## PROMPT
Do not copy the pictures; transcribe all other material exactly.

## SUPPLIED DATA
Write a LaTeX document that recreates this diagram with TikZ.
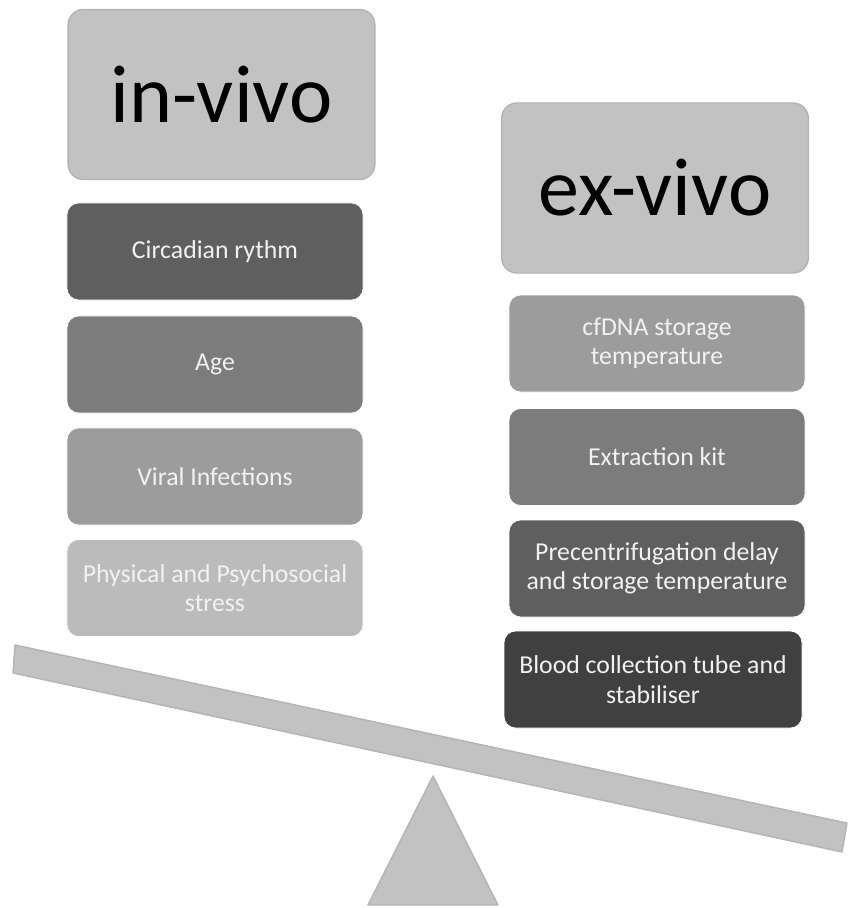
\documentclass[tikz,border=0pt]{standalone}
\usepackage{fontspec}
\setmainfont{Carlito}
\usepackage{xcolor}
\usetikzlibrary{positioning, calc}

\definecolor{headgray}{HTML}{C2C2C2}
\definecolor{headline}{HTML}{B4B4B4}
\definecolor{gray1}{HTML}{BBBBBB}
\definecolor{gray2}{HTML}{9C9C9C}
\definecolor{gray3}{HTML}{7C7C7C}
\definecolor{gray4}{HTML}{5F5F5F}
\definecolor{gray5}{HTML}{404040}
\definecolor{textwhite}{HTML}{F2F2F2}

\begin{document}
\begin{tikzpicture}[
    x=0.03cm, y=-0.03cm,
    header/.style={draw=headline, line width=1.2pt, fill=headgray, rectangle, rounded corners=13pt, minimum width=9.2cm, minimum height=5.1cm, align=center, font=\fontsize{70}{74}\selectfont},
    factor/.style={draw=white, line width=0.6pt, rectangle, rounded corners=10pt, minimum width=8.88cm, minimum height=2.91cm, align=center, text=textwhite, font=\fontsize{22}{25}\selectfont},
    scalepart/.style={draw=headline, line width=1.2pt, fill=headgray, line join=round}
]
    \useasboundingbox (0,0) rectangle (849,908);

    % ================= HEADERS =================
    \node[header] (INVIVO) at (221.5, 94.5) {in-vivo};
    \node[header] (EXVIVO) at (655, 188) {ex-vivo};

    % ================= IN-VIVO FACTORS =================
    \node[factor, fill=gray4] (CIRC) at (215, 251.5) {Circadian rythm};
    \node[factor, fill=gray3] (AGE) at (215, 364.5) {Age};
    \node[factor, fill=gray2] (VIRAL) at (215, 476.5) {Viral Infections};
    \node[factor, fill=gray1] (STRESS) at (215, 588) {Physical and Psychosocial\\stress};

    % ================= EX-VIVO FACTORS =================
    \node[factor, fill=gray2] (CFDNA) at (657, 343.5) {cfDNA storage\\temperature};
    \node[factor, fill=gray3] (KIT) at (657, 457) {Extraction kit};
    \node[factor, fill=gray4] (DELAY) at (657, 568.5) {Precentrifugation delay\\and storage temperature};
    \node[factor, fill=gray5, minimum width=8.94cm] (TUBE) at (653, 679.5) {Blood collection tube and\\stabiliser};

    % ================= SCALE =================
    \draw[scalepart] (15,645) -- (847,823) -- (842,852) -- (13,673) -- cycle;
    \draw[scalepart] (433,776) -- (498,905) -- (368,905) -- cycle;

\end{tikzpicture}
\end{document}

## THE RESULT
Write a LaTeX document that recreates this diagram with TikZ.
\documentclass[tikz,border=0pt]{standalone}
\usepackage{fontspec}
\setmainfont{Carlito}
\usepackage{xcolor}
\usetikzlibrary{positioning, calc}

\definecolor{headgray}{HTML}{C2C2C2}
\definecolor{headline}{HTML}{B4B4B4}
\definecolor{gray1}{HTML}{BBBBBB}
\definecolor{gray2}{HTML}{9C9C9C}
\definecolor{gray3}{HTML}{7C7C7C}
\definecolor{gray4}{HTML}{5F5F5F}
\definecolor{gray5}{HTML}{404040}
\definecolor{textwhite}{HTML}{F2F2F2}

\begin{document}
\begin{tikzpicture}[
    x=0.03cm, y=-0.03cm,
    header/.style={draw=headline, line width=1.2pt, fill=headgray, rectangle, rounded corners=13pt, minimum width=9.2cm, minimum height=5.1cm, align=center, font=\fontsize{70}{74}\selectfont},
    factor/.style={draw=white, line width=0.6pt, rectangle, rounded corners=10pt, minimum width=8.88cm, minimum height=2.91cm, align=center, text=textwhite, font=\fontsize{22}{25}\selectfont},
    scalepart/.style={draw=headline, line width=1.2pt, fill=headgray, line join=round}
]
    \useasboundingbox (0,0) rectangle (849,908);

    % ================= HEADERS =================
    \node[header] (INVIVO) at (221.5, 94.5) {in-vivo};
    \node[header] (EXVIVO) at (655, 188) {ex-vivo};

    % ================= IN-VIVO FACTORS =================
    \node[factor, fill=gray4] (CIRC) at (215, 251.5) {Circadian rythm};
    \node[factor, fill=gray3] (AGE) at (215, 364.5) {Age};
    \node[factor, fill=gray2] (VIRAL) at (215, 476.5) {Viral Infections};
    \node[factor, fill=gray1] (STRESS) at (215, 588) {Physical and Psychosocial\\stress};

    % ================= EX-VIVO FACTORS =================
    \node[factor, fill=gray2] (CFDNA) at (657, 343.5) {cfDNA storage\\temperature};
    \node[factor, fill=gray3] (KIT) at (657, 457) {Extraction kit};
    \node[factor, fill=gray4] (DELAY) at (657, 568.5) {Precentrifugation delay\\and storage temperature};
    \node[factor, fill=gray5, minimum width=8.94cm] (TUBE) at (653, 679.5) {Blood collection tube and\\stabiliser};

    % ================= SCALE =================
    \draw[scalepart] (15,645) -- (847,823) -- (842,852) -- (13,673) -- cycle;
    \draw[scalepart] (433,776) -- (498,905) -- (368,905) -- cycle;

\end{tikzpicture}
\end{document}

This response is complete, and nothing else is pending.